In questo secondo caso, come conseguenza, potrebbero presentarsi problemi durante il sonno (incubi o enuresi). Se dovesse accadere, la cosa migliore è creare un dialogo col bambino così che senta da parte dei genitori la disponibilità a parlare ancora dell’argomento.

Quando invece abbiamo di fronte bambini nella fascia delle scuole secondarie di primo grado (11-13 anni), le cose si complicano un pochino perché si aspettano delle spiegazioni. A questa età infatti i ragazzi non credono più in modo assoluto nel potere degli adulti: mentre prima credevano nell’onnipotenza dei genitori, adesso li mettono in discussione. Per questo è importante dir loro la verità e la gravità della situazione.
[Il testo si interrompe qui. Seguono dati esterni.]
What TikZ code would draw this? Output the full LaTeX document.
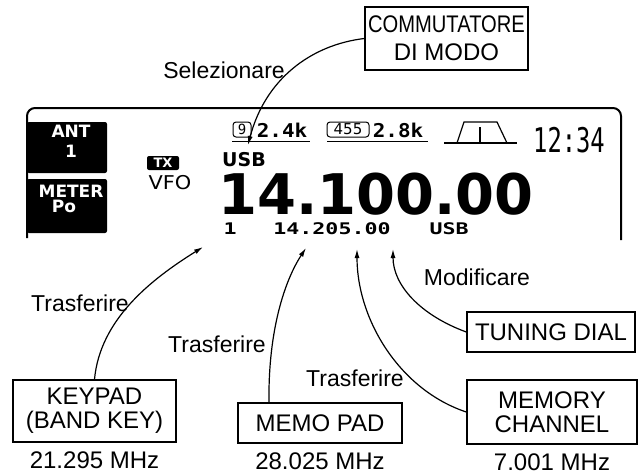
\documentclass[tikz,border=0pt]{standalone}
\usepackage{fontspec}
\setmainfont{Liberation Sans}
\newfontfamily\lcdfont{DejaVu Sans}
\newfontfamily\lcdmono{DejaVu Sans Mono}
\usetikzlibrary{arrows.meta,positioning}
\newcommand{\lblfont}{\fontsize{23}{24}\selectfont}
\newcommand{\boxfont}{\fontsize{24}{24}\selectfont}

\begin{document}
\begin{tikzpicture}[x=1pt, y=-1pt,
  node distance=9pt,
  box/.style={draw, line width=1.4pt, inner sep=0pt, align=center, font=\boxfont},
  lbl/.style={inner sep=0pt, font=\lblfont},
  freq/.style={inner sep=0pt, font=\boxfont},
  arrow/.style={-{Latex[length=9pt,width=5pt]}, line width=1.2pt},
  lcd/.style={inner sep=0pt, font=\lcdfont\bfseries\fontsize{19}{19}\selectfont},
  lcdnum/.style={inner sep=0pt, font=\lcdmono\bfseries\fontsize{16}{16}\selectfont},
  panel/.style={fill=black, rounded corners=2pt, inner sep=0pt},
  paneltext/.style={text=white, inner sep=0pt, font=\lcdfont\bfseries\fontsize{17}{17}\selectfont},
  ifbox/.style={draw, line width=1pt, rounded corners=3pt, inner sep=0pt, minimum height=15pt, font=\lcdmono\fontsize{14}{14}\selectfont}
]
\useasboundingbox (0,0) rectangle (644,475);

% display frame
\draw[line width=2pt, rounded corners=8pt] (27,238) -- (27,108) -- (621,108) -- (621,240);

% left panels
\node[panel, minimum width=80pt, minimum height=51pt] (antbox) at (67,147.5) {};
\node[paneltext] (antlbl) at (71,131) {ANT};
\node[paneltext] (antnum) at (71,151) {1};
\node[panel, minimum width=80pt, minimum height=54pt] (meterbox) at (67,206) {};
\node[paneltext] (meterlbl) at (71,191) {METER};
\node[paneltext] (meterpo) at (64,206) {Po};

% top row of the display
\node[ifbox, minimum width=18pt] (ninebox) at (242,129.5) {9};
\node[lcdnum, font=\lcdmono\bfseries\fontsize{19}{19}\selectfont] (bwwide) at (282,130) {\scalebox{1.1}[1]{2.4k}};
\draw[line width=1pt] (232,141) -- (310,141);
\node[ifbox, minimum width=42pt, font=\lcdfont\fontsize{15}{15}\selectfont] (ifbox) at (348,129.5) {455};
\node[lcdnum, font=\lcdmono\bfseries\fontsize{19}{19}\selectfont] (bwnarrow) at (398,130) {\scalebox{1.1}[1]{2.8k}};
\draw[line width=1pt] (327,141) -- (428,141);
\draw[line width=1.2pt] (444,143) -- (517,143);
\draw[line width=1.2pt] (457,143) -- (464,122) -- (497,122) -- (507,143);
\draw[line width=1.2pt] (480,127) -- (480,143);
\node[inner sep=0pt, font=\lcdmono\fontsize{34}{34}\selectfont] (clock) at (569,140) {\scalebox{0.7}[1]{12:34}};

% frequency readout
\node[panel, minimum width=32pt, minimum height=14pt, text=white, font=\lcdfont\bfseries\fontsize{13}{13}\selectfont] (txflag) at (163,163) {TX};
\node[inner sep=0pt, font=\lcdfont\fontsize{19}{19}\selectfont] (vfo) at (170,183) {\scalebox{1.1}[1]{VFO}};
\node[lcd] (modeusb) at (244,160) {USB};
\node[inner sep=0pt, font=\lcdfont\bfseries\fontsize{56}{56}\selectfont] (mainfreq) at (376,194) {14.100.00};
\node[lcdnum] (memnum) at (230,228.5) {\scalebox{1.35}[1]{1}};
\node[lcdnum] (subfreq) at (332,228.5) {\scalebox{1.35}[1]{14.205.00}};
\node[lcdnum] (submode) at (449,228.5) {\scalebox{1.35}[1]{USB}};

% controls
\node[box, minimum width=163pt, minimum height=63pt] (modesw) at (446.5,38.5) {\scalebox{0.84}[1]{COMMUTATORE}\\[4pt]DI MODO};
\node[box, minimum width=163pt, minimum height=62pt] (keypad) at (94.5,411) {KEYPAD\\(BAND KEY)};
\node[box, minimum width=164pt, minimum height=40pt] (memopad) at (320,423) {MEMO PAD};
\node[box, minimum width=168pt, minimum height=40pt] (tuning) at (551,332) {TUNING DIAL};
\node[box, minimum width=170pt, minimum height=64pt] (memory) at (552,412) {MEMORY\\CHANNEL};

\node[freq, below=of keypad] (keyfreq) {21.295 MHz};
\node[freq, below=of memopad] (memofreq) {28.025 MHz};
\node[freq, below=of memory] (chanfreq) {7.001 MHz};

% connector labels
\node[lbl] (selectlbl) at (224,70) {Selezionare};
\node[lbl] (keylbl) at (80,303) {Trasferire};
\node[lbl] (memolbl) at (217,344) {Trasferire};
\node[lbl] (chanlbl) at (355,378) {Trasferire};
\node[lbl] (diallbl) at (477,277) {Modificare};

% arrow tips in the display
\coordinate (modetip) at (248,145);
\coordinate (keytip) at (203,247);
\coordinate (memotip) at (306,248);
\coordinate (chantip) at (357,249);
\coordinate (dialtip) at (393,249);

\draw[arrow] (modesw.west) .. controls (310,45) and (265,80) .. (modetip);
\draw[arrow] (keypad.north) .. controls (100,320) and (150,280) .. (keytip);
\draw[arrow] ([xshift=-51pt]memopad.north) .. controls (268,330) and (285,280) .. (memotip);
\draw[arrow] (memory.west) .. controls (400,390) and (357,320) .. (chantip);
\draw[arrow] (tuning.west) .. controls (420,315) and (393,285) .. (dialtip);
\end{tikzpicture}
\end{document}
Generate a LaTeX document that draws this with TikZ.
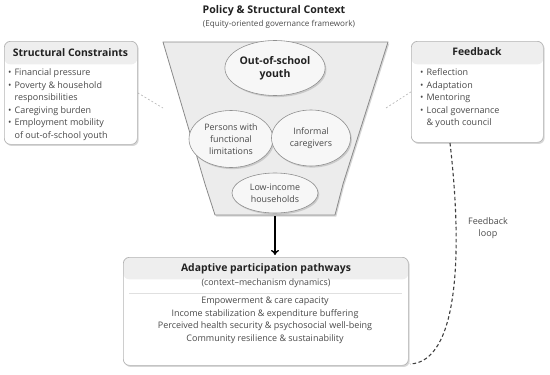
\documentclass[tikz,border=0pt]{standalone}
\usepackage{fontspec}
\setmainfont{Open Sans}
\usetikzlibrary{shadows,calc,arrows.meta,shapes.geometric}
\definecolor{boxgray}{HTML}{B4B4B4}
\definecolor{headfill}{HTML}{EEEEEE}
\definecolor{txtdark}{HTML}{222222}
\definecolor{txtgray}{HTML}{4A4A4A}
\definecolor{funfill}{HTML}{ECECEC}
\definecolor{funline}{HTML}{8A8A8A}
\definecolor{elline}{HTML}{909090}
\tikzset{
  shad/.style={drop shadow={shadow xshift=1.3pt,shadow yshift=-1.6pt,fill=black!40,opacity=0.4}},
  panel/.style={draw=boxgray, line width=0.7pt, fill=white, rounded corners=6pt, shad, inner sep=0pt, anchor=north west,
    path picture={\fill[headfill] (path picture bounding box.north west) rectangle ([yshift=-#1]path picture bounding box.north east);}},
  paneltitle/.style={font=\fontsize{10.4}{12}\selectfont\bfseries, text=txtdark, inner sep=0pt},
  listtext/.style={font=\fontsize{9}{12.5}\selectfont, text=txtgray, inner sep=0pt, anchor=north west, align=left},
  grp/.style={ellipse, draw=elline, line width=0.6pt, fill=white!97!black, shad, inner sep=0pt, align=center, text=txtgray,
    font=\fontsize{8.9}{12}\selectfont},
  faint/.style={draw=black!30, dashed, dash pattern=on 2pt off 2pt, line width=0.6pt},
  loopline/.style={draw=black!75, dash pattern=on 3.5pt off 2.5pt, line width=1.1pt},
}
\begin{document}
\begin{tikzpicture}[x=1pt,y=-1pt]
\useasboundingbox (0,0) rectangle (550,375);

% title
\node[font=\fontsize{10.6}{12}\selectfont\bfseries, text=txtdark, inner sep=0pt] (title) at (274,11) {Policy \& Structural Context};
\node[font=\fontsize{8.1}{10}\selectfont, text=txtgray, inner sep=0pt] (subtitle) at (279,24.5) {(Equity-oriented governance framework)};

% funnel
\coordinate (f1) at (163,42);
\coordinate (f2) at (388,42);
\coordinate (f3) at (343,184);
\coordinate (f4) at (335,215);
\coordinate (f5) at (215,215);
\coordinate (f6) at (205,184);
\coordinate (fbot) at (275,216);
\coordinate (fleft) at (163,108);
\coordinate (fright) at (386,108);
\fill[funfill, shad] (f1) -- (f2) -- (f3) -- (f4) -- (f5) -- (f6) -- cycle;
\draw[funline, line width=0.8pt, line join=round] (f1) -- (f2) -- (f3) -- (f4) -- (f5) -- (f6) -- cycle;

% ellipses
\node[grp, minimum width=100pt, minimum height=55pt, text=txtdark, font=\fontsize{10.5}{12.5}\selectfont\bfseries] (oos) at (275,68) {Out-of-school\\youth};
\node[grp, minimum width=84pt, minimum height=57pt] (pfl) at (231,139) {Persons with\\functional\\limitations};
\node[grp, minimum width=79pt, minimum height=56pt] (ic) at (311,138) {Informal\\caregivers};
\node[grp, minimum width=86pt, minimum height=40pt] (lih) at (275,193) {Low-income\\households};

% structural constraints box
\node[panel=23pt, minimum width=133pt, minimum height=103pt] (sc) at (4,41) {};
\node[paneltitle] (sct) at (70.5,53) {Structural Constraints};
\node[listtext] (scl) at (8,67) {\begin{tabular}{@{}l@{\hspace{3pt}}l@{}}
• & Financial pressure\\
• & Poverty \& household\\
  & responsibilities\\
• & Caregiving burden\\
• & Employment mobility\\
  & of out-of-school youth
\end{tabular}};

% feedback box
\node[panel=23pt, minimum width=132pt, minimum height=101pt] (fb) at (411,41) {};
\node[paneltitle] (fbt) at (477,52) {Feedback};
\node[listtext] (fbl) at (420,67) {\begin{tabular}{@{}l@{\hspace{3pt}}l@{}}
• & Reflection\\
• & Adaptation\\
• & Mentoring\\
• & Local governance\\
  & \& youth council
\end{tabular}};

% bottom box
\node[panel=22pt, minimum width=285pt, minimum height=108pt] (bp) at (123,257) {};
\node[paneltitle] (bpt) at (266,269) {Adaptive participation pathways};
\node[font=\fontsize{8.8}{10}\selectfont, text=txtgray, inner sep=0pt] (bps) at (266,283) {(context–mechanism dynamics)};
\coordinate (sepl) at (129,293);
\coordinate (sepr) at (402,293);
\draw[black!12, line width=0.6pt] (sepl) -- (sepr);
\node[font=\fontsize{9}{12.5}\selectfont, text=txtgray, inner sep=0pt, align=center, anchor=north] (bpl) at (265,297) {Empowerment \& care capacity\\
Income stabilization \& expenditure buffering\\
Perceived health security \& psychosocial well-being\\
Community resilience \& sustainability};

% connectors
\draw[faint] (sc.east) -- (fleft);
\draw[faint] (fright) -- (fb.west);
\draw[black, line width=1.4pt, -{To[length=5pt,width=8pt]}] (fbot) -- ([yshift=2pt]bp.north -| fbot);
\coordinate (loopstart) at (450,143);
\coordinate (loopend) at (410,364);
\draw[loopline] (loopstart) .. controls (463,255) and (458,362) .. (loopend);
\node[font=\fontsize{9}{12}\selectfont, text=txtgray, align=center, inner sep=0pt] (looplbl) at (488,228) {Feedback\\loop};
\end{tikzpicture}
\end{document}
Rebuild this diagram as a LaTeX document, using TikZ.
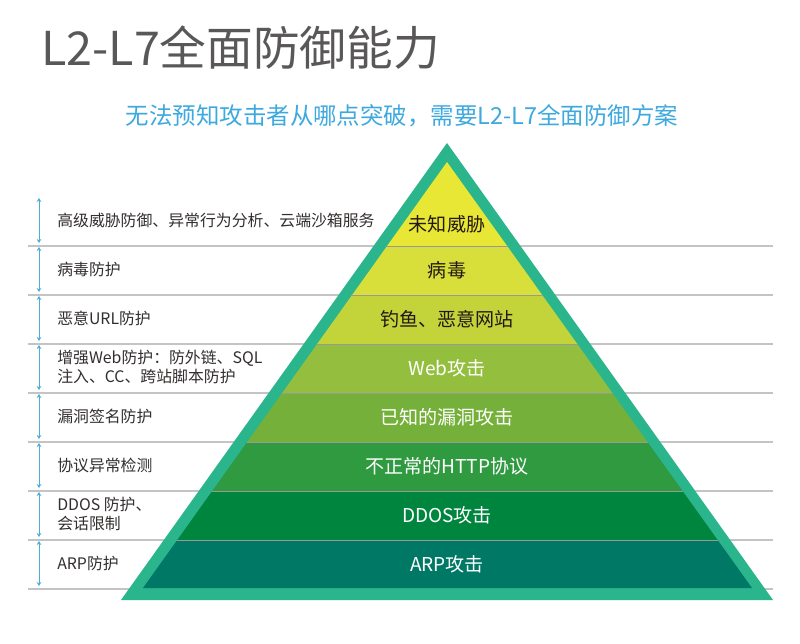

Con gli adolescenti è bene spiegare, cartina geografica alla mano, cosa sta accadendo nel modo più chiaro e preciso possibile, utilizzando magari anche articoli di giornale. Anche in questo caso, è bene ricordare che, vivendo in una società multiculturale, dobbiamo fare attenzione a quanto diciamo per evitare di creare stereotipi culturali che non portano da nessuna parte. Come per i bambini più piccoli, anche per i ragazzi è bene favorire momenti di scambio e conoscenza con ragazzi islamici perché se ci si conosce bene ci si sente amici e non nemici. Le scuole ormai sono multietniche e questi attentati mettono a dura prova la volontà di integrazione.

Per quanto riguarda le reazioni degli adolescenti, sarà probabile che i ragazzi si “chiudano nella propria stanza” e nel silenzio, come a voler elaborare quanto appreso. È importante che sappiano che i genitori sono disponibili ad aiutarli e a parlare dell’argomento per affrontare la loro paura.

Chiudo con le parole di Silvia Vegetti Finzi, docente di Psicologia all’Università di Pavia e psicoterapeuta per i problemi dell’infanzia che da bambina scampò alle persecuzioni naziste grazie ad una falsa identità: “Dobbiamo avere fiducia nella capacità dei nostri figli di superare anche questo momento, come hanno fatto altre generazioni prima di loro, in momenti anche peggiori”.